I’m a firm believer in if you do what you love success will come. It may not be within a week/month/year, trust it will take time. You will have to work hard! But if it’s something your very passionate about, it won’t seem like work at all.Find what you love to do and do that. I would rather be broke and doing what I love to do than miserable and making somebody else rich in the process.
If you can’t stop thinking about it; DO IT! I had dreams when I was younger. I was very passionate about certain things. Somewhere along the way I felt like my dreams weren’t valid. My dreams were too big to reach. I would constantly talk myself out of those dreams “like girl tone it down”. I think this was because I didn’t see anyone else reaching for these dreams. At a young age, I was preached at to go to school, get good grades, and get a good job. That was the path that was said to me so much; I kind of lost sight of what it was I really wanted to do and began to adopt that view. I think this is mainly why I am taking so long to finish school –lol- because I know that it’s not what I am passionate about. It wasn’t that I couldn’t do the work, I just didn’t want to. I felt like it was a waste of time.- I
’m going to finish though–
It wasn’t until I lost my financial aid did I really began to think about what I wanted to do in life. When making this decision I had to realize I couldn’t do this for anyone, but myself. I thought about all the things I loved to do, like hobbies or things I would love to do. This took some soul searching. I didn’t really get to explore a lot of things I liked when I was younger due to time or money. I come from a single parent household. My mother didn’t always have time to take me to practices due to her work schedule. I was in band in elementary school and danced when I was in middle and high school, but that was as far as it went. If the bus couldn’t take me home, I couldn’t walk, or I couldn’t find a ride, IT WASN’T HAPPENING. So I didn’t really get to explore the things I really wanted to, like gymnastics, volleyball, cheer leading, dance team etc. Now that I am older, it was a bit more challenging to find things I am passionate about. I would be so envious of people who knew without a doubt that they wanted to be a doctor, or a lawyer, or own their own business. I found myself comparing my journey to theirs. Asking myself why can’t I be more like them and what are they doing differently than me?
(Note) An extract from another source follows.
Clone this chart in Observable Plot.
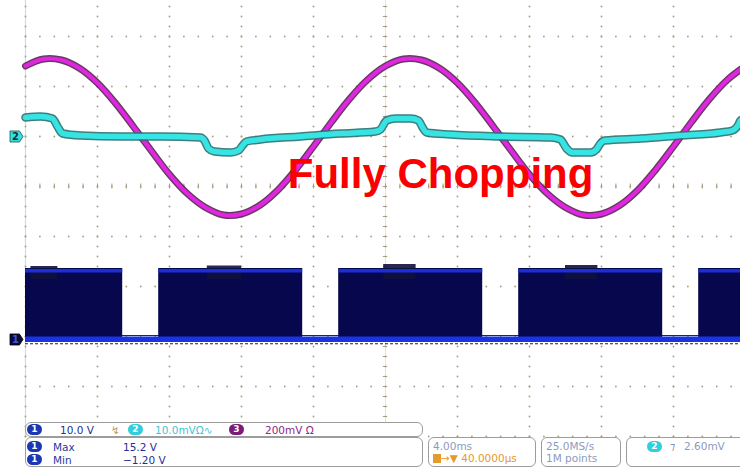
<!DOCTYPE html>
<html><head><meta charset="utf-8">
<script src="https://cdn.jsdelivr.net/npm/d3@7"></script>
<script src="https://cdn.jsdelivr.net/npm/@observablehq/plot@0.6"></script>
<style>
body{margin:0;background:#fff;}
#wrap{position:relative;width:740px;height:469px;overflow:hidden;font-family:"DejaVu Sans",Verdana,sans-serif;}
#wrap svg{position:absolute;left:0;top:0;}
.box{position:absolute;border:1px solid #9c9c9c;border-radius:6px;background:#fff;box-sizing:border-box;}
.t{position:absolute;font-size:10.5px;line-height:12px;white-space:nowrap;}
.pill{position:absolute;width:15px;height:11px;border-radius:6px;color:#fff;font-size:9px;font-weight:bold;text-align:center;line-height:11px;}
</style></head><body><div id="wrap"></div>
<script>
// ---- Channel 3 (magenta, 200 mV/div): samples every 1 ms ----
const ch3Time = [-20,-19,-18,-17,-16,-15,-14,-13,-12,-11,-10,-9,-8,-7,-6,-5,-4,-3,-2,-1,0,1,2,3,4,5,6,7,8,9,10,11,12,13,14,15,16,17,18,19,20];
const ch3mV   = [282,310,306,273,214,133,39,-58,-152,-229,-284,-314,-310,-276,-216,-134,-40,58,150,227,282,310,306,273,214,133,39,-58,-152,-229,-284,-314,-310,-276,-216,-134,-40,58,150,227,282];

// ---- Channel 2 (cyan, 10 mV/div) ----
const ch2Time = [-20,-19.17,-18.5,-18.22,-17.94,-16.94,-14.72,-12.5,-10.28,-10.06,-9.83,-9.5,-8.61,-8.17,-7.94,-7.72,-6.94,-4.72,-2.5,-0.56,-0.28,0.06,0.56,1.39,1.83,2.06,2.28,3.61,6.39,9.17,9.72,10.06,10.39,11.39,11.72,11.94,12.17,14.17,16.39,18.61,19.28,19.61,19.72,20.2];
const ch2mV   = [3.8,4.0,3.6,2.0,0.6,0.2,0.0,0.0,-0.2,-0.8,-2.4,-3.0,-3.2,-2.8,-1.8,-1.0,-0.6,0.0,0.6,1.0,1.4,3.2,3.6,3.6,3.2,1.8,0.8,0.4,0.0,-0.2,-0.6,-2.4,-3.2,-3.2,-2.6,-1.4,-0.8,-0.4,0.2,0.8,1.2,2.4,3.2,3.8];

// ---- Channel 1 (PWM, 10 V/div) ----
const pwmOnStart = [-20, -12.6, -2.6, 7.4, 17.4];
const pwmOnEnd   = [-14.6, -4.6, 5.4, 15.4, 20.5];
const ch1High = 14.2, ch1Max = 15.2, ch1Min = -1.2;
const burstStart = [-19.7, -9.9, -0.1, 10.0];
const burstEnd   = [-18.2, -8.0, 1.7, 11.8];
const burstTop   = [14.6, 14.7, 15.0, 14.8];

// ---- Graticule ----
const gridTimes = [-20,-16,-12,-8,-4,0,4,8,12,16,20];
const gridDivs = [3,2,1,0,-1,-2,-3,-4,-5];

// channel offsets in divisions
const ch1Off = -3.06, ch2Off = 1.0, ch3Off = 1.0;
const ch1Div = v => v/10 + ch1Off;
const ch2Div = v => v/10 + ch2Off;
const ch3Div = v => v/200 + ch3Off;

const ch3 = ch3Time.map((t,i) => ({t, d: ch3Div(ch3mV[i])}));
const ch2 = ch2Time.map((t,i) => ({t, d: ch2Div(ch2mV[i])}));
const pwm = pwmOnStart.map((s,i) => ({s, e: pwmOnEnd[i]}));
const bursts = burstStart.map((s,i) => ({s, e: burstEnd[i], top: burstTop[i]}));

const vDots = gridTimes.flatMap(t => d3.range(-5, 3.8, 0.2).map(d => ({t, d})));
const hDots = gridDivs.flatMap(d => d3.range(-20, 20.01, 0.8).map(t => ({t, d})));
const cTicksV = d3.range(-5, 3.8, 0.2).map(d => ({d}));
const cTicksH = d3.range(-20, 20.01, 0.8).map(t => ({t}));

const pent = {draw(ctx, size){ const s = Math.sqrt(size/Math.PI);
  ctx.moveTo(-s, -s*0.85); ctx.lineTo(s*0.45, -s*0.85); ctx.lineTo(s, 0);
  ctx.lineTo(s*0.45, s*0.85); ctx.lineTo(-s, s*0.85); ctx.closePath(); }};
const markerT = -20.5;

const chart = Plot.plot({
  width: 740, height: 469, margin: 0,
  x: {domain: [-20, 20], range: [25, 745], axis: null},
  y: {domain: [-4, 4], range: [386, -14], axis: null},
  style: {background: "transparent"},
  marks: [
    Plot.ruleX([-20], {y1: -5, y2: 3.8, stroke: "#c9dcf0", strokeWidth: 1.2}),
    Plot.dot(vDots, {x: "t", y: "d", r: 0.9, fill: "#a99d84", stroke: null}),
    Plot.dot(hDots, {x: "t", y: "d", r: 0.9, fill: "#a99d84", stroke: null}),
    Plot.ruleX([0], {y1: -5, y2: 3.8, stroke: "#d6cfc0", strokeWidth: 0.6}),
    Plot.ruleY(cTicksV, {y: "d", x1: -0.12, x2: 0.12, stroke: "#a89c82", strokeWidth: 1}),
    Plot.ruleX(cTicksH, {x: "t", y1: -0.05, y2: 0.05, stroke: "#a89c82", strokeWidth: 1}),
    // Channel 1
    Plot.ruleY([ch1Div(0.8)], {x1: -20, x2: 20.5, stroke: "#22226a", strokeWidth: 1}),
    Plot.rect(pwm, {x1: "s", x2: "e", y1: ch1Div(0), y2: ch1Div(ch1High), fill: "#07074e"}),
    Plot.rect(bursts, {x1: "s", x2: "e", y1: ch1Div(12), y2: d => ch1Div(d.top), fill: "#10103e", fillOpacity: 0.9}),
    Plot.rect(pwm, {x1: "s", x2: "e", y1: ch1Div(13.3), y2: ch1Div(14.0), fill: "#1b2fd6"}),
    Plot.rect([0], {x1: -20, x2: 20.5, y1: ch1Div(-0.6), y2: ch1Div(0.5), fill: "#1a34e4"}),
    Plot.ruleY([ch1Div(-0.85)], {x1: -20, x2: 20.5, stroke: "#1a1a5e", strokeWidth: 1.2, strokeDasharray: "3,2"}),
    // Channel 3 (magenta)
    Plot.line(ch3, {x: "t", y: "d", curve: "catmull-rom", stroke: "#4a1a44", strokeWidth: 7, strokeOpacity: 0.85}),
    Plot.line(ch3, {x: "t", y: "d", curve: "catmull-rom", stroke: "#e026e0", strokeWidth: 4.2}),
    // Channel 2 (cyan)
    Plot.line(ch2, {x: "t", y: "d", curve: "monotone-x", stroke: "#2a7070", strokeWidth: 8.5, strokeOpacity: 0.9}),
    Plot.line(ch2, {x: "t", y: "d", curve: "monotone-x", stroke: "#36e4e4", strokeWidth: 5.5}),
    // ground markers
    Plot.dot([{y: ch2Off}], {x: markerT, y: "y", symbol: pent, r: 6.5, fill: "#36e0e0", stroke: "#155", strokeWidth: 0.8}),
    Plot.text([{y: ch2Off}], {x: markerT, y: "y", text: () => "2", dx: -1, fill: "#103030", fontSize: 10, fontWeight: "bold", fontFamily: "DejaVu Sans"}),
    Plot.dot([{y: ch1Off}], {x: markerT, y: "y", symbol: pent, r: 6.5, fill: "#0b0b36", stroke: "#000", strokeWidth: 0.8}),
    Plot.text([{y: ch1Off}], {x: markerT, y: "y", text: () => "1", dx: -1, fill: "#3b55e0", fontSize: 10, fontWeight: "bold", fontFamily: "DejaVu Sans"}),
    // annotation
    Plot.text(["Fully Chopping"], {x: 3.06, y: -0.02, text: d => d, textAnchor: "middle", lineAnchor: "bottom",
      fill: "#fa0000", fontSize: 42, fontWeight: "bold", fontFamily: "Liberation Sans, Arial, sans-serif"})
  ]
});
const wrap = document.getElementById("wrap");
wrap.appendChild(chart);

// ---- status panel ----
const panel = [
  ["box", 25, 422, 398, 15],
  ["box", 25, 437, 398, 30],
  ["box", 428, 437, 108, 30],
  ["box", 541, 437, 80, 30],
  ["box", 626, 437, 120, 30],
  ["pill", 27, 424, "1", "#1c37b0"],
  ["t", 60, 424, "10.0 V", "#1f2f98"],
  ["t", 111, 424, "↯", "#c49a5c"],
  ["pill", 128, 424, "2", "#2fcfdc"],
  ["t", 155, 424, "10.0mVΩ∿", "#3fc6d6"],
  ["pill", 229, 424, "3", "#7a1c7a"],
  ["t", 265, 424, "200mV Ω", "#8c2a8c"],
  ["pill", 27, 441, "1", "#1c37b0"],
  ["t", 53, 441, "Max", "#1f3aa2"],
  ["t", 123, 441, "15.2 V", "#1f2f98"],
  ["pill", 27, 454, "1", "#1c37b0"],
  ["t", 53, 454, "Min", "#1f3aa2"],
  ["t", 123, 454, "−1.20 V", "#1f2f98"],
  ["t", 433, 440, "4.00ms", "#8b9bc0"],
  ["t", 433, 452, "<span style='display:inline-block;width:8px;height:9px;background:#e59a2c;vertical-align:-1px'></span>→▼ 40.0000µs", "#e59a2c"],
  ["t", 546, 440, "25.0MS/s", "#8b9bc0"],
  ["t", 546, 452, "1M points", "#8b9bc0"],
  ["pill", 647, 441, "2", "#2fcfdc"],
  ["t", 670, 440, "⁊", "#7f8fb5"],
  ["t", 684, 440, "2.60mV", "#8b9bc0"]
];
for (const p of panel) {
  const el = document.createElement("div");
  el.className = p[0];
  el.style.left = p[1] + "px"; el.style.top = p[2] + "px";
  if (p[0] === "box") { el.style.width = p[3] + "px"; el.style.height = p[4] + "px"; }
  else if (p[0] === "pill") { el.textContent = p[3]; el.style.background = p[4]; }
  else { el.innerHTML = p[3]; el.style.color = p[4]; }
  wrap.appendChild(el);
}
</script></body></html>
Now, if you’re religious-like me- this is where God became a huge factor. I was lost and I needed guidance. I began to be very specific in my prayers. This is just what worked for me. Now that I know what I want to do and I have a vision in my head of the “end game and finish line” –let’s be honest it aint over till you’re 6 feet under- I’m killing myself trying to make it happen. I work a full time job, a part time job, and after that I hustle for myself. It’s hard. I’m not going to lie to you, but at the end of the day-I sooo hate that phrase, but it’s fitting here- I know I have to push myself to do better and get to where I want to be. You have to do it for you!